== Exercise instructions ==
Reproduce the listing exactly and skip over any pictures.

== Source material ==

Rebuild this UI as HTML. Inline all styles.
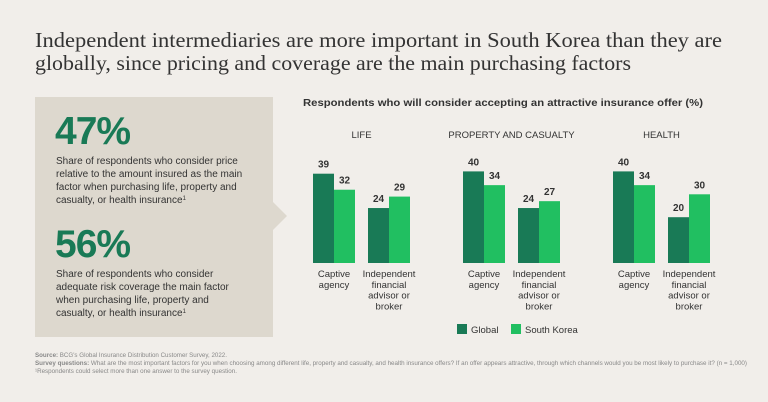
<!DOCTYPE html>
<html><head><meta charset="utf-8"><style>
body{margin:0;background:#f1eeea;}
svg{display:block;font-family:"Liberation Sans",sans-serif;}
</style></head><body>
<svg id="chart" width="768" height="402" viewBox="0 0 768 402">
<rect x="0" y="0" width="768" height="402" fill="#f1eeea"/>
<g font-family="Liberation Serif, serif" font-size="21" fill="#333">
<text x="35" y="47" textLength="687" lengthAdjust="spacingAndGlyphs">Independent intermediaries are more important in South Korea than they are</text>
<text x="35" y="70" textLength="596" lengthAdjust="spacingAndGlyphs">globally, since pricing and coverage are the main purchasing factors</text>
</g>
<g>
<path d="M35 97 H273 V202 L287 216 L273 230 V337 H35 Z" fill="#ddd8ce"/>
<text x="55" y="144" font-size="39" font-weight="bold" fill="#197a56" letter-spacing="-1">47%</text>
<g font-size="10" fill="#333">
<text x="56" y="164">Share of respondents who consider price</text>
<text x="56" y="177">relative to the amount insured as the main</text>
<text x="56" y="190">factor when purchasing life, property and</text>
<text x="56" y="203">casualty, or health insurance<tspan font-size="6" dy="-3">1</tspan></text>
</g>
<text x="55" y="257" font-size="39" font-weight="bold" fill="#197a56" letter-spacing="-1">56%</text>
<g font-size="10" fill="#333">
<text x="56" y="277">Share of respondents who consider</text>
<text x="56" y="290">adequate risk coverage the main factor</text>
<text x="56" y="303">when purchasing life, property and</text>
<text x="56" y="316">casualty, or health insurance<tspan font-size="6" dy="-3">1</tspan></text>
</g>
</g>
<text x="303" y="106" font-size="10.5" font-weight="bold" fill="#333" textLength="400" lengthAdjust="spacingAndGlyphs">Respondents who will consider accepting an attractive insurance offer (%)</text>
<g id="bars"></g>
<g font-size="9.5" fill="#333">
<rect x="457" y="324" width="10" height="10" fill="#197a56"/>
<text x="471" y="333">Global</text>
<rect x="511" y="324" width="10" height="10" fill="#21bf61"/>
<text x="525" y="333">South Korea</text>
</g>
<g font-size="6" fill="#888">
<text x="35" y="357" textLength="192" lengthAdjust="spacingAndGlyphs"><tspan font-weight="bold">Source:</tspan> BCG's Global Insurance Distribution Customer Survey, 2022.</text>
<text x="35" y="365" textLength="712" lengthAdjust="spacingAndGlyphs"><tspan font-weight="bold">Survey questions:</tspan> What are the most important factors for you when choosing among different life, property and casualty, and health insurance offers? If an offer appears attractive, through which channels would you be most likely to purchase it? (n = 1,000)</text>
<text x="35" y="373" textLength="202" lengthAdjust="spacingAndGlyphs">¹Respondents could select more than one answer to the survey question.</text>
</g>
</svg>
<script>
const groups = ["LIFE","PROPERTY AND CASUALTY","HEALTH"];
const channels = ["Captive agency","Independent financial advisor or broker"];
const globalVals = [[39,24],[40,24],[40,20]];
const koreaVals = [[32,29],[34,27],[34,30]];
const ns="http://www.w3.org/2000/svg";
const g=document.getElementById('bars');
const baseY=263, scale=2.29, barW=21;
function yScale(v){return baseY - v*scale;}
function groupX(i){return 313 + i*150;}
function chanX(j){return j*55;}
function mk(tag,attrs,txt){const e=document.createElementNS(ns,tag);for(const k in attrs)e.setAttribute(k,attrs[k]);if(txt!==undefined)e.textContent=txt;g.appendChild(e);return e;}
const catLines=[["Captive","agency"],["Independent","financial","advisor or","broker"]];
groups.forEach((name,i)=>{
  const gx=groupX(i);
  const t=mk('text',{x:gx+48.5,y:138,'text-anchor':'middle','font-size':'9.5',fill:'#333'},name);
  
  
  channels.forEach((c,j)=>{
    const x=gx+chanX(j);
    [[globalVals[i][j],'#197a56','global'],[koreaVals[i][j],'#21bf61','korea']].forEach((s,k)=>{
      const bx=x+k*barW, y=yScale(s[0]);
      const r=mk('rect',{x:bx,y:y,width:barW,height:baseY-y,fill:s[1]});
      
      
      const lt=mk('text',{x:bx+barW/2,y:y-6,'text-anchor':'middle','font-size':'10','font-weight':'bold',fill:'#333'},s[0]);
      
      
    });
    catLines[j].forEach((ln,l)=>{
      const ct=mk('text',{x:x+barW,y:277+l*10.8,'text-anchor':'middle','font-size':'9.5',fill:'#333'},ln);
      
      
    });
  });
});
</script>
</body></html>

== Problem solution ==
Rebuild this UI as HTML. Inline all styles.
<!DOCTYPE html>
<html><head><meta charset="utf-8"><style>
body{margin:0;background:#f1eeea;}
svg{display:block;font-family:"Liberation Sans",sans-serif;}
</style></head><body>
<svg id="chart" width="768" height="402" viewBox="0 0 768 402">
<rect x="0" y="0" width="768" height="402" fill="#f1eeea"/>
<g font-family="Liberation Serif, serif" font-size="21" fill="#333">
<text x="35" y="47" textLength="687" lengthAdjust="spacingAndGlyphs">Independent intermediaries are more important in South Korea than they are</text>
<text x="35" y="70" textLength="596" lengthAdjust="spacingAndGlyphs">globally, since pricing and coverage are the main purchasing factors</text>
</g>
<g>
<path d="M35 97 H273 V202 L287 216 L273 230 V337 H35 Z" fill="#ddd8ce"/>
<text x="55" y="144" font-size="39" font-weight="bold" fill="#197a56" letter-spacing="-1">47%</text>
<g font-size="10" fill="#333">
<text x="56" y="164">Share of respondents who consider price</text>
<text x="56" y="177">relative to the amount insured as the main</text>
<text x="56" y="190">factor when purchasing life, property and</text>
<text x="56" y="203">casualty, or health insurance<tspan font-size="6" dy="-3">1</tspan></text>
</g>
<text x="55" y="257" font-size="39" font-weight="bold" fill="#197a56" letter-spacing="-1">56%</text>
<g font-size="10" fill="#333">
<text x="56" y="277">Share of respondents who consider</text>
<text x="56" y="290">adequate risk coverage the main factor</text>
<text x="56" y="303">when purchasing life, property and</text>
<text x="56" y="316">casualty, or health insurance<tspan font-size="6" dy="-3">1</tspan></text>
</g>
</g>
<text x="303" y="106" font-size="10.5" font-weight="bold" fill="#333" textLength="400" lengthAdjust="spacingAndGlyphs">Respondents who will consider accepting an attractive insurance offer (%)</text>
<g id="bars"></g>
<g font-size="9.5" fill="#333">
<rect x="457" y="324" width="10" height="10" fill="#197a56"/>
<text x="471" y="333">Global</text>
<rect x="511" y="324" width="10" height="10" fill="#21bf61"/>
<text x="525" y="333">South Korea</text>
</g>
<g font-size="6" fill="#888">
<text x="35" y="357" textLength="192" lengthAdjust="spacingAndGlyphs"><tspan font-weight="bold">Source:</tspan> BCG's Global Insurance Distribution Customer Survey, 2022.</text>
<text x="35" y="365" textLength="712" lengthAdjust="spacingAndGlyphs"><tspan font-weight="bold">Survey questions:</tspan> What are the most important factors for you when choosing among different life, property and casualty, and health insurance offers? If an offer appears attractive, through which channels would you be most likely to purchase it? (n = 1,000)</text>
<text x="35" y="373" textLength="202" lengthAdjust="spacingAndGlyphs">¹Respondents could select more than one answer to the survey question.</text>
</g>
</svg>
<script>
const groups = ["LIFE","PROPERTY AND CASUALTY","HEALTH"];
const channels = ["Captive agency","Independent financial advisor or broker"];
const globalVals = [[39,24],[40,24],[40,20]];
const koreaVals = [[32,29],[34,27],[34,30]];
const ns="http://www.w3.org/2000/svg";
const g=document.getElementById('bars');
const baseY=263, scale=2.29, barW=21;
function yScale(v){return baseY - v*scale;}
function groupX(i){return 313 + i*150;}
function chanX(j){return j*55;}
function mk(tag,attrs,txt){const e=document.createElementNS(ns,tag);for(const k in attrs)e.setAttribute(k,attrs[k]);if(txt!==undefined)e.textContent=txt;g.appendChild(e);return e;}
const catLines=[["Captive","agency"],["Independent","financial","advisor or","broker"]];
groups.forEach((name,i)=>{
  const gx=groupX(i);
  const t=mk('text',{x:gx+48.5,y:138,'text-anchor':'middle','font-size':'9.5',fill:'#333'},name);
  
  
  channels.forEach((c,j)=>{
    const x=gx+chanX(j);
    [[globalVals[i][j],'#197a56','global'],[koreaVals[i][j],'#21bf61','korea']].forEach((s,k)=>{
      const bx=x+k*barW, y=yScale(s[0]);
      const r=mk('rect',{x:bx,y:y,width:barW,height:baseY-y,fill:s[1]});
      
      
      const lt=mk('text',{x:bx+barW/2,y:y-6,'text-anchor':'middle','font-size':'10','font-weight':'bold',fill:'#333'},s[0]);
      
      
    });
    catLines[j].forEach((ln,l)=>{
      const ct=mk('text',{x:x+barW,y:277+l*10.8,'text-anchor':'middle','font-size':'9.5',fill:'#333'},ln);
      
      
    });
  });
});
</script>
</body></html>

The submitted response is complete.